Westminster Policy News & Legislative Analysis

UK Regulations Define Digital Sequence Information in Marine Law

The UK has made a short but legally important statutory instrument under the Biodiversity Beyond National Jurisdiction Act 2026. The Biodiversity Beyond National Jurisdiction Act 2026 (Meaning of Digital Sequence Information) Regulations 2026 were made on 14 May 2026, laid before Parliament on 15 May 2026 and come into force on 10 July 2026. Although the text is brief, the instrument settles one term that will matter across the wider marine biodiversity regime. In the legislation.gov.uk version, the operative effect is simple but precise: it defines digital sequence information for the purposes of the 2026 Act.

The legal basis is section 27(1) of the Biodiversity Beyond National Jurisdiction Act 2026, which left the meaning of the term to be specified later in secondary legislation. The Secretary of State has now exercised that delegated power, with the regulations signed on 14 May 2026 by Seema Malhotra, Parliamentary Under-Secretary of State at the Foreign, Commonwealth and Development Office. That drafting route is worth noting. Parliament did not place a fixed definition on the face of the Act itself. Instead, ministers were given authority to set the term by regulations once the wider statutory scheme was in place.

The definition itself is narrow and technical. For the purposes of the Act, digital sequence information in relation to marine genetic resources means DNA or RNA sequences in digital form. That wording matters because it brings the law directly to sequence data rather than only to physical biological samples. For officials, research bodies and legal advisers, it provides a clear starting point when questions arise about how information derived from marine genetic resources should be treated under the UK framework.

The Explanatory Note states that the regulations have been made in connection with UK implementation of the Agreement under the United Nations Convention on the Law of the Sea on the Conservation and Sustainable Use of Marine Biological Diversity of Areas Beyond National Jurisdiction, generally referred to as the BBNJ Agreement. This is the broader policy context behind an otherwise very short instrument. Marine science increasingly depends on genetic information that can be stored, analysed and shared digitally. By defining the term in domestic law, the UK is settling part of the legal vocabulary needed for that international agreement to operate through the 2026 Act.

The regulations extend to England and Wales, Scotland and Northern Ireland. They do not, on their face, establish a separate licensing, charging or reporting regime. Their immediate function is more limited, but still important: they fix the meaning of one expression that other provisions under the Act may need to apply. For public authorities and research institutions, the immediate effect is legal certainty rather than a new administrative process. Any later compliance or interpretive question under the Act that turns on digital sequence information will now begin from a statutory definition confined to DNA and RNA sequences held in digital form.

The Explanatory Note also records that no full impact assessment has been produced because no significant impact on the private, public or voluntary sectors is foreseen.
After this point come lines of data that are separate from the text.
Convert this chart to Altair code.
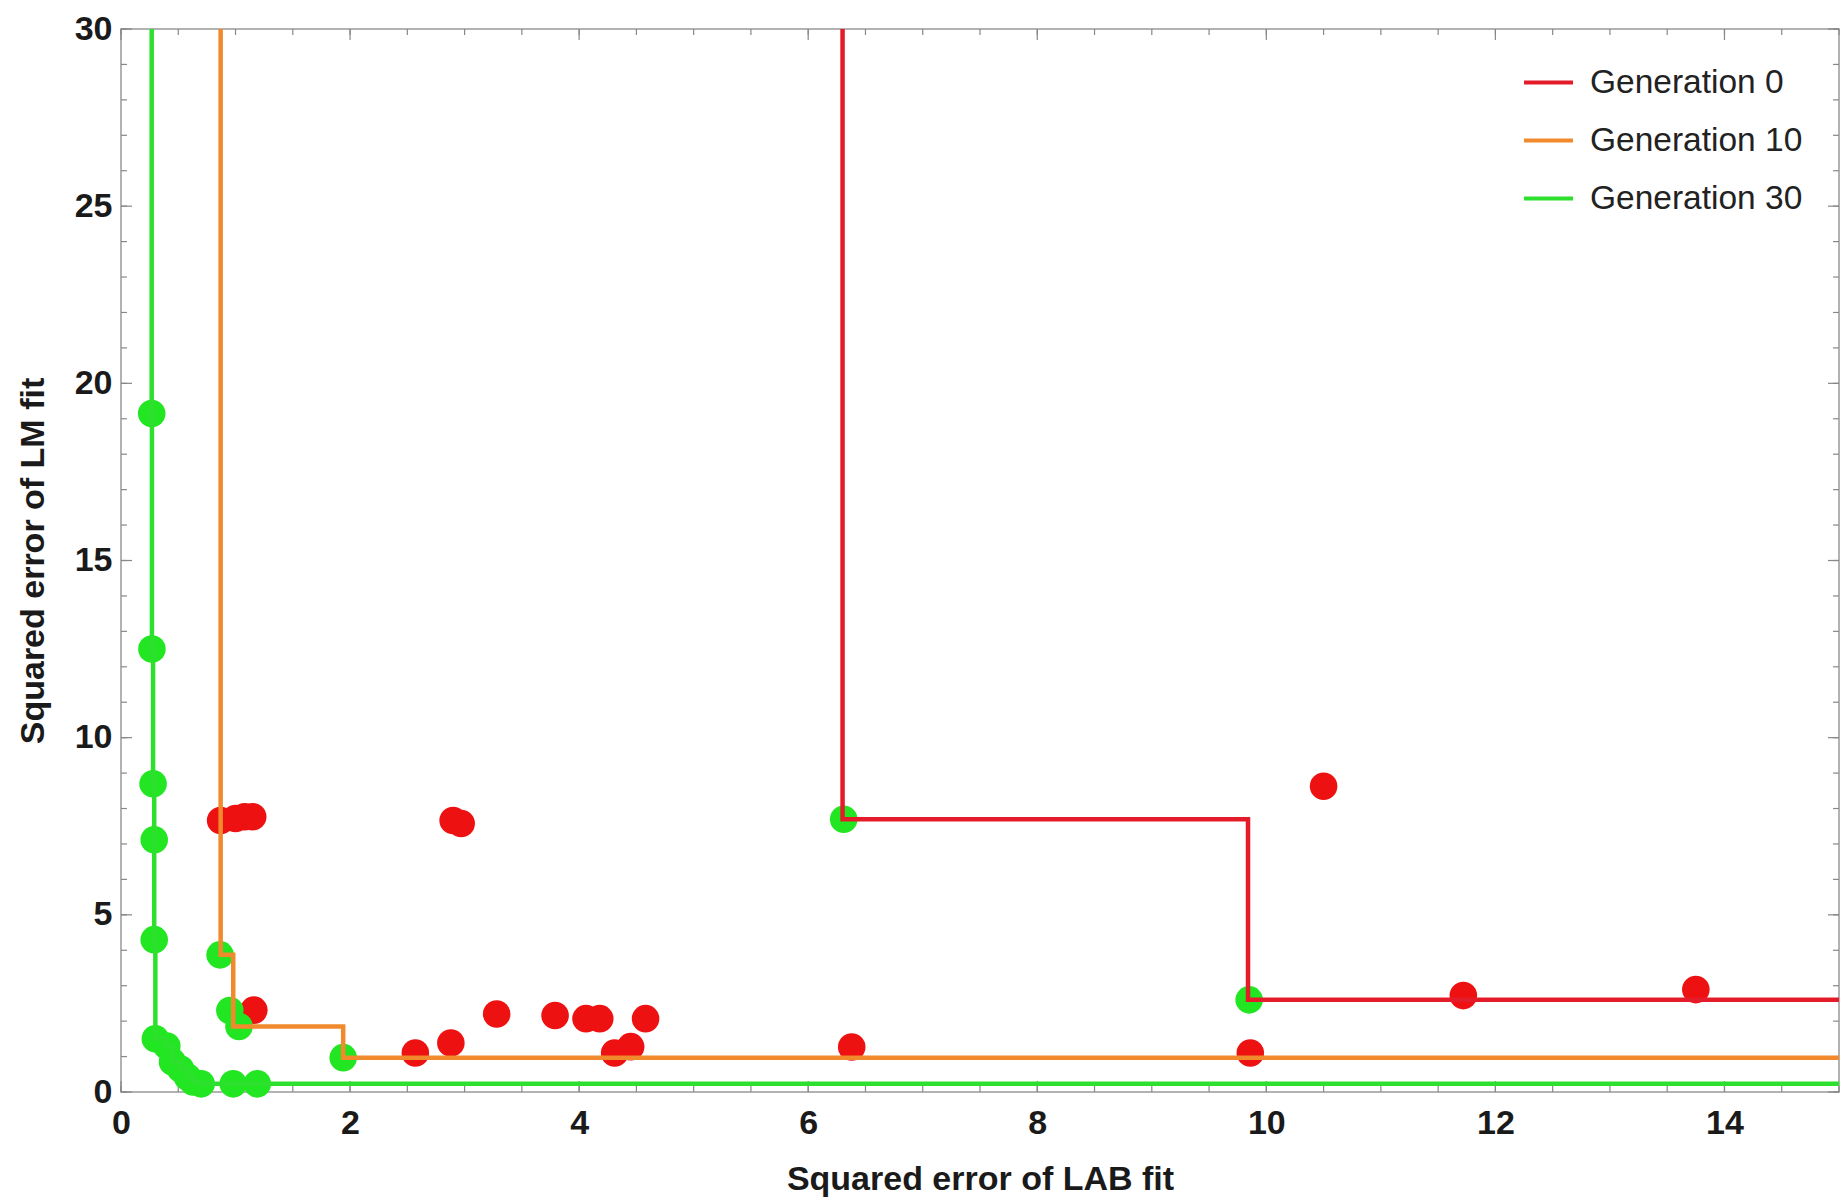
import altair as alt
import pandas as pd

# ---- data ----
# Generation 0 population (red points)
gen0_x = [0.87, 1.00, 1.08, 1.15, 2.90, 2.97, 1.16, 2.57, 2.88, 3.28, 3.79,
          4.06, 4.18, 4.31, 4.45, 4.58, 6.38, 9.86, 10.50, 11.72, 13.75]
gen0_y = [7.66, 7.72, 7.77, 7.77, 7.66, 7.58, 2.31, 1.10, 1.38, 2.20, 2.16,
          2.07, 2.07, 1.10, 1.28, 2.07, 1.27, 1.10, 8.63, 2.72, 2.89]

# Pareto-front points (green points)
front_x = [0.268, 0.27, 0.28, 0.29, 0.29, 0.30, 0.40, 0.45, 0.52, 0.58, 0.63,
           0.70, 0.98, 1.19, 0.865, 0.95, 1.03, 1.94, 6.31, 9.85]
front_y = [19.15, 12.5, 8.7, 7.12, 4.3, 1.5, 1.3, 0.85, 0.65, 0.42, 0.28,
           0.23, 0.23, 0.23, 3.87, 2.3, 1.85, 0.97, 7.70, 2.60]

# Pareto fronts (step lines)
gen0_front_x = [6.30, 9.84]
gen0_front_y = [7.70, 2.60]
gen10_front_x = [0.87, 0.98, 1.94]
gen10_front_y = [3.87, 1.85, 0.97]
gen30_front_x = [0.268, 0.268, 0.27, 0.28, 0.29, 0.29, 0.30, 0.40, 0.45, 0.52,
                 0.58, 0.63, 0.70]
gen30_front_y = [30.0, 19.15, 12.5, 8.7, 7.12, 4.3, 1.5, 1.3, 0.85, 0.65,
                 0.42, 0.28, 0.23]

series_names = ["Generation 0", "Generation 10", "Generation 30"]
series_colors = ["#E41C2A", "#F08A2C", "#2EE02E"]

X_MAX = 15
Y_MAX = 30
x_major = list(range(0, 15, 2))
x_minor = [i * 0.5 for i in range(0, 31)]
y_major = list(range(0, 31, 5))
y_minor = list(range(0, 31))

W, H = 1718, 1063

# ---- build tables ----
def front_rows(name, xs, ys):
    rows = []
    pts = list(zip(xs, ys))
    # extend to the frame: start at top of y-domain, end at right of x-domain
    full = [(pts[0][0], Y_MAX)] + pts + [(X_MAX, pts[-1][1])]
    for i, (x, y) in enumerate(full):
        rows.append({"x": x, "y": y, "series": name, "idx": i})
    return rows

lines = pd.DataFrame(
    front_rows(series_names[0], gen0_front_x, gen0_front_y)
    + front_rows(series_names[1], gen10_front_x, gen10_front_y)
    + front_rows(series_names[2], gen30_front_x, gen30_front_y)
)
red_pts = pd.DataFrame({"x": gen0_x, "y": gen0_y})
green_pts = pd.DataFrame({"x": front_x, "y": front_y})

xscale = alt.Scale(domain=[0, X_MAX], nice=False, zero=False)
yscale = alt.Scale(domain=[0, Y_MAX], nice=False, zero=False)
xaxis = alt.Axis(values=x_major, title="Squared error of LAB fit", format="d", labelFlush=False)
yaxis = alt.Axis(values=y_major, title="Squared error of LM fit", format="d", labelFlush=False)

X = alt.X("x:Q", scale=xscale, axis=xaxis)
Y = alt.Y("y:Q", scale=yscale, axis=yaxis)

PT = 760
red_layer = alt.Chart(red_pts).mark_circle(size=PT, opacity=1, color="#EE1111").encode(x=X, y=Y)
green_layer = alt.Chart(green_pts).mark_circle(size=PT, opacity=1, color="#22E622").encode(x=X, y=Y)

line_layer = alt.Chart(lines).mark_line(interpolate="step-after", strokeWidth=4.5, clip=True).encode(
    x=X, y=Y,
    order=alt.Order("idx:Q"),
    color=alt.Color(
        "series:N",
        scale=alt.Scale(domain=series_names, range=series_colors),
        legend=alt.Legend(
            title=None, orient="none", legendX=1401, legendY=27,
            symbolType="stroke", symbolSize=2400, symbolStrokeWidth=4,
            labelFontSize=33.5, labelFont="Liberation Sans", labelColor="#222",
            labelOffset=15, rowPadding=15, padding=0, labelLimit=0,
        ),
    ),
)

# inward frame ticks
def tick_df(vals):
    return pd.DataFrame({"v": vals})

TK = "#888888"
XT = alt.X("v:Q", scale=xscale, axis=xaxis)
YT = alt.Y("v:Q", scale=yscale, axis=yaxis)
ticks = []
for vals, ln in [(x_minor, 6), (x_major, 11)]:
    ticks.append(alt.Chart(tick_df(vals)).mark_rule(color=TK, strokeWidth=1.2).encode(
        x=XT, y=alt.value(H), y2=alt.value(H - ln)))
    ticks.append(alt.Chart(tick_df(vals)).mark_rule(color=TK, strokeWidth=1.2).encode(
        x=XT, y=alt.value(0), y2=alt.value(ln)))
for vals, ln in [(y_minor, 6), (y_major, 11)]:
    ticks.append(alt.Chart(tick_df(vals)).mark_rule(color=TK, strokeWidth=1.2).encode(
        y=YT, x=alt.value(0), x2=alt.value(ln)))
    ticks.append(alt.Chart(tick_df(vals)).mark_rule(color=TK, strokeWidth=1.2).encode(
        y=YT, x=alt.value(W), x2=alt.value(W - ln)))

chart = alt.layer(*ticks, red_layer, green_layer, line_layer).properties(
    width=W, height=H,
    autosize=alt.AutoSizeParams(type="none"),
    padding={"left": 121, "top": 29, "right": 4, "bottom": 109},
).configure_view(
    stroke="#999999", strokeWidth=1.5
).configure_axis(
    grid=False, domain=False, ticks=False,
    labelFont="Liberation Sans", labelFontWeight="bold", labelFontSize=34,
    labelColor="#1a1a1a",
    titleFont="Liberation Sans", titleFontWeight="bold", titleFontSize=34,
    titleColor="#1a1a1a",
).configure_axisX(
    labelPadding=14, titlePadding=22,
).configure_axisY(
    labelPadding=9, titlePadding=24,
)

chart.save("out.html", embed_options={"renderer": "svg", "actions": False})
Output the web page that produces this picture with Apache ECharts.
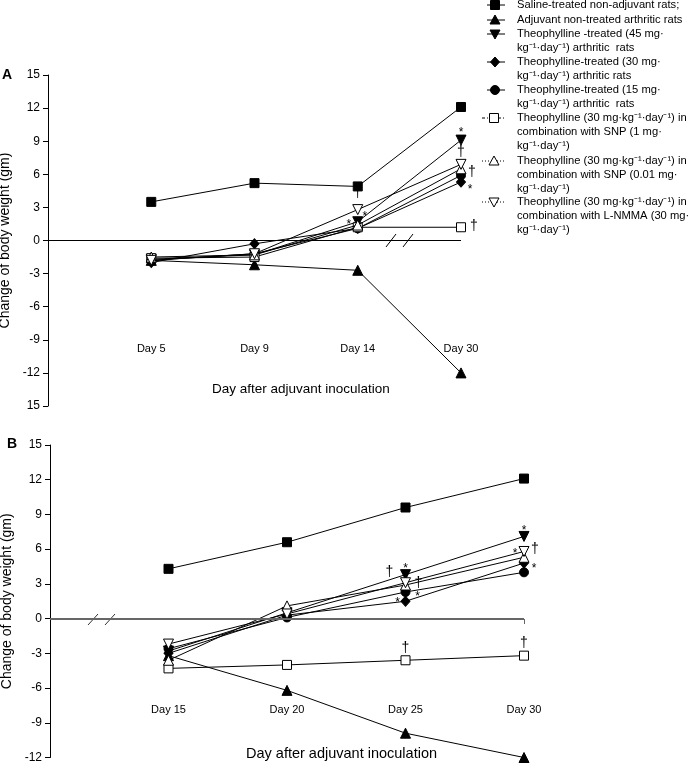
<!DOCTYPE html>
<html><head><meta charset="utf-8">
<script src="https://cdn.jsdelivr.net/npm/echarts@6/dist/echarts.min.js"></script>
<style>html,body{margin:0;padding:0;background:#fff}#c{width:691px;height:767px}</style>
</head><body><div id="c"></div>
<script>
// ---------- DATA ----------
const daysA = ['Day 5', 'Day 9', 'Day 14', 'Day 30'];
const daysB = ['Day 15', 'Day 20', 'Day 25', 'Day 30'];

const groupNames = [
  'Saline-treated non-adjuvant rats;',
  'Adjuvant non-treated arthritic rats',
  'Theophylline -treated (45 mg·\nkg⁻¹·day⁻¹) arthritic  rats',
  'Theophylline-treated (30 mg·\nkg⁻¹·day⁻¹) arthritic rats',
  'Theophylline-treated (15 mg·\nkg⁻¹·day⁻¹) arthritic  rats',
  'Theophylline (30 mg·kg⁻¹·day⁻¹) in\ncombination with SNP (1 mg·\nkg⁻¹·day⁻¹)',
  'Theophylline (30 mg·kg⁻¹·day⁻¹) in\ncombination with SNP (0.01 mg·\nkg⁻¹·day⁻¹)',
  'Theophylline (30 mg·kg⁻¹·day⁻¹) in\ncombination with L-NMMA (30 mg·\nkg⁻¹·day⁻¹)'
];

// Panel A (change of body weight, gm)
const salineA  = [3.5, 5.2, 4.9, 12.1];
const adjuvA   = [-1.8, -2.2, -2.7, -12.0];
const theo45A  = [-1.7, -1.3, 1.7, 9.1];
const theo30A  = [-2.0, -0.3, 1.1, 5.3];
const theo15A  = [-1.8, -1.2, 1.1, 5.9];
const snp1A    = [-1.6, -1.5, 1.2, 1.2];
const snp001A  = [-1.5, -1.3, 1.4, 6.5];
const lnmmaA   = [-1.8, -1.2, 2.8, 6.9];

// Panel B
const salineB  = [4.3, 6.6, 9.6, 12.1];
const adjuvB   = [-3.2, -6.2, -9.9, -12.0];
const theo45B  = [-2.8, 0.5, 3.8, 7.1];
const theo30B  = [-3.0, 0.3, 1.5, 4.8];
const theo15B  = [-2.6, 0.1, 2.3, 4.0];
const snp1B    = [-4.3, -4.0, -3.6, -3.2];
const snp001B  = [-3.6, 1.1, 2.9, 5.3];
const lnmmaB   = [-2.2, 0.4, 3.1, 5.8];

// y tick labels (bottom to top); panel A's bottom label reads "15" in the original
const yLabelsA = ['15', '-12', '-9', '-6', '-3', '0', '3', '6', '9', '12', '15'];
const yLabelsB = ['-12', '-9', '-6', '-3', '0', '3', '6', '9', '12', '15'];

// significance marks: [series index, day index, mark]
const notesA = [[7, 2, '†'], [2, 2, '*'], [7, 2, '*'], [2, 3, '*'], [2, 3, '†'], [4, 3, '†'], [3, 3, '*'], [5, 3, '†']];
const notesB = [[2, 2, '†'], [2, 2, '*'], [7, 2, '†'], [3, 2, '*'], [4, 2, '*'], [5, 2, '†'],
                [2, 3, '*'], [7, 3, '*'], [7, 3, '†'], [3, 3, '*'], [5, 3, '†']];

// ---------- LAYOUT / STYLE ----------
const noteOffsetsA = [[0, -16], [-9, 0], [7, 4], [0, -10], [0, 12], [11, -3], [9, 5], [13, -1]];
const noteOffsetsB = [[-16, -2], [0, -9], [13, 0], [-8, -2], [12, 2], [0, -12],
                      [0, -9], [-9, -1], [11, -2], [10, 3], [0, -13]];

const FONT = '"Liberation Sans", Arial, Helvetica, sans-serif';
const symStyles = [
  { symbol: 'rect', size: 9, fill: '#000', rotate: 0 },
  { symbol: 'triangle', size: 10, fill: '#000', rotate: 0 },
  { symbol: 'triangle', size: 10, fill: '#000', rotate: 180 },
  { symbol: 'diamond', size: [9, 10], fill: '#000', rotate: 0 },
  { symbol: 'circle', size: 9, fill: '#000', rotate: 0 },
  { symbol: 'rect', size: 9, fill: '#fff', rotate: 0 },
  { symbol: 'triangle', size: 10, fill: '#fff', rotate: 0 },
  { symbol: 'triangle', size: 10, fill: '#fff', rotate: 180 }
];

const panelA = [salineA, adjuvA, theo45A, theo30A, theo15A, snp1A, snp001A, lnmmaA];
const panelB = [salineB, adjuvB, theo45B, theo30B, theo15B, snp1B, snp001B, lnmmaB];

function buildSeries(panel, days, notes, offsets, axisIdx, zeroStyle) {
  return panel.map((vals, i) => {
    const st = symStyles[i];
    const marks = [];
    notes.forEach((n, k) => {
      if (n[0] !== i) return;
      const isStar = n[2] === '*';
      marks.push({
        coord: [days[n[1]], vals[n[1]]],
        symbol: 'circle', symbolSize: 1,
        itemStyle: { color: 'rgba(0,0,0,0)' },
        label: {
          show: true, formatter: n[2], position: 'inside',
          offset: [offsets[k][0], offsets[k][1] + (isStar ? 3 : 0)],
          color: '#000', fontFamily: FONT, fontSize: isStar ? 12 : 14
        }
      });
    });
    const s = {
      type: 'line',
      name: groupNames[i].replace(/\n/g, ' '),
      xAxisIndex: axisIdx, yAxisIndex: axisIdx,
      data: days.map((d, j) => [d, vals[j]]),
      symbol: st.symbol, symbolSize: st.size, symbolRotate: st.rotate,
      showSymbol: true,
      lineStyle: { color: '#000', width: 1 },
      itemStyle: { color: st.fill, borderColor: '#000', borderWidth: 1 },
      emphasis: { disabled: true },
      z: 3 + i * 0.01,
      markPoint: marks.length ? { data: marks, silent: true, animation: false, z: 10 } : undefined
    };
    if (i === 0) {
      s.markLine = {
        silent: true, symbol: ['none', 'none'], animation: false,
        label: { show: false },
        lineStyle: zeroStyle,
        data: [{ yAxis: 0 }]
      };
    }
    return s;
  });
}

const chart = echarts.init(document.getElementById('c'), null, { renderer: 'canvas' });

function yAxisCfg(idx, min, max, labels, gap) {
  return {
    type: 'value', gridIndex: idx, min: min, max: max, interval: 3,
    name: 'Change of body weight (gm)', nameLocation: 'middle', nameGap: gap, nameRotate: 90,
    nameTextStyle: { fontFamily: FONT, fontSize: 14, color: '#000' },
    axisLine: { show: true, lineStyle: { color: '#000', width: 1 } },
    axisTick: { show: true, length: 5, lineStyle: { color: '#000' } },
    splitLine: { show: false },
    axisLabel: {
      fontFamily: FONT, fontSize: 12, color: '#000', margin: 8,
      formatter: v => labels[Math.round((v - min) / 3)]
    }
  };
}
function xAxisCfg(idx, days, offset) {
  return {
    type: 'category', gridIndex: idx, data: [''].concat(days), boundaryGap: false,
    position: 'bottom', offset: offset,
    axisLine: { show: false }, axisTick: { show: false }, splitLine: { show: false },
    axisLabel: { interval: 0, fontFamily: FONT, fontSize: 11, color: '#000' }
  };
}

const legendRows = [5, 20, 34, 62, 90, 118, 161, 202];
const legendGraphics = [];
legendRows.forEach((y, i) => {
  const st = symStyles[i];
  const cx = i < 5 ? 495 : 494;
  const dash = i < 5 ? null : (i === 5 ? [3, 2, 1, 2] : [1, 2]);
  legendGraphics.push({
    type: 'line', shape: { x1: i < 5 ? 487 : 482, y1: y, x2: 505, y2: y },
    style: { stroke: '#000', lineWidth: 1, lineDash: dash }
  });
  const style = { fill: st.fill, stroke: '#000', lineWidth: 1 };
  let el;
  if (st.symbol === 'rect') el = { type: 'rect', shape: { x: cx - 4.5, y: y - 4.5, width: 9, height: 9 }, style };
  else if (st.symbol === 'circle') el = { type: 'circle', shape: { cx: cx, cy: y, r: 4.5 }, style };
  else if (st.symbol === 'diamond') el = { type: 'polygon', shape: { points: [[cx, y - 5], [cx + 4.5, y], [cx, y + 5], [cx - 4.5, y]] }, style };
  else if (st.rotate === 180) el = { type: 'polygon', shape: { points: [[cx - 5, y - 4], [cx + 5, y - 4], [cx, y + 5]] }, style };
  else el = { type: 'polygon', shape: { points: [[cx, y - 5], [cx + 5, y + 4], [cx - 5, y + 4]] }, style };
  legendGraphics.push(el);
  legendGraphics.push({
    type: 'text', left: 517, top: y - 7,
    style: { text: groupNames[i], fontFamily: FONT, fontSize: 11.2, lineHeight: 14, fill: '#000' }
  });
});

const decor = [
  // break marks on zero line, panel A
  { type: 'line', shape: { x1: 386, y1: 247, x2: 396, y2: 234 }, style: { stroke: '#000', lineWidth: 1 } },
  { type: 'line', shape: { x1: 403, y1: 247, x2: 413, y2: 234 }, style: { stroke: '#000', lineWidth: 1 } },
  // break marks on zero line, panel B
  { type: 'rect', shape: { x: 93, y: 617, width: 16, height: 4 }, style: { fill: '#fff' } },
  { type: 'line', shape: { x1: 88, y1: 625, x2: 98, y2: 614 }, style: { stroke: '#333', lineWidth: 1 } },
  { type: 'line', shape: { x1: 105, y1: 625, x2: 115, y2: 614 }, style: { stroke: '#333', lineWidth: 1 } },
  { type: 'line', shape: { x1: 524.5, y1: 619, x2: 524.5, y2: 624 }, style: { stroke: '#666', lineWidth: 1 } },
  // panel letters and axis titles
  { type: 'text', left: 2, top: 68, style: { text: 'A', fontFamily: FONT, fontSize: 14, fontWeight: 'bold', fill: '#000' } },
  { type: 'text', left: 7, top: 437, style: { text: 'B', fontFamily: FONT, fontSize: 14, fontWeight: 'bold', fill: '#000' } },
  { type: 'text', left: 212, top: 382, style: { text: 'Day after adjuvant inoculation', fontFamily: FONT, fontSize: 13.5, fill: '#000' } },
  { type: 'text', left: 246, top: 746, style: { text: 'Day after adjuvant inoculation', fontFamily: FONT, fontSize: 14.5, fill: '#000' } }
];

const option = {
  animation: false,
  backgroundColor: '#fff',
  textStyle: { fontFamily: FONT },
  grid: [
    { left: 48, top: 75, width: 413, height: 331, containLabel: false, outerBoundsMode: 'none' },
    { left: 50, top: 445, width: 474, height: 312.5, containLabel: false, outerBoundsMode: 'none' }
  ],
  xAxis: [xAxisCfg(0, daysA, -71), xAxisCfg(1, daysB, -61)],
  yAxis: [yAxisCfg(0, -15, 15, yLabelsA, 28), yAxisCfg(1, -12, 15, yLabelsB, 30)],
  series: buildSeries(panelA, daysA, notesA, noteOffsetsA, 0, { color: '#000', width: 1, type: 'solid' })
    .concat(buildSeries(panelB, daysB, notesB, noteOffsetsB, 1, { color: '#666', width: 2, type: 'solid' })),
  graphic: legendGraphics.concat(decor)
};
chart.setOption(option);
</script></body></html>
Instead, the government points to the impact assessment prepared for the Biodiversity Beyond National Jurisdiction Bill as the relevant wider document. That is consistent with the character of this measure. It is a framework-setting regulation rather than an instrument imposing new commercial duties in its own right. Even so, its effect should not be understated: in a legal regime built around marine genetic resources, precise definitions will shape how data is classified and handled from 10 July 2026 onwards.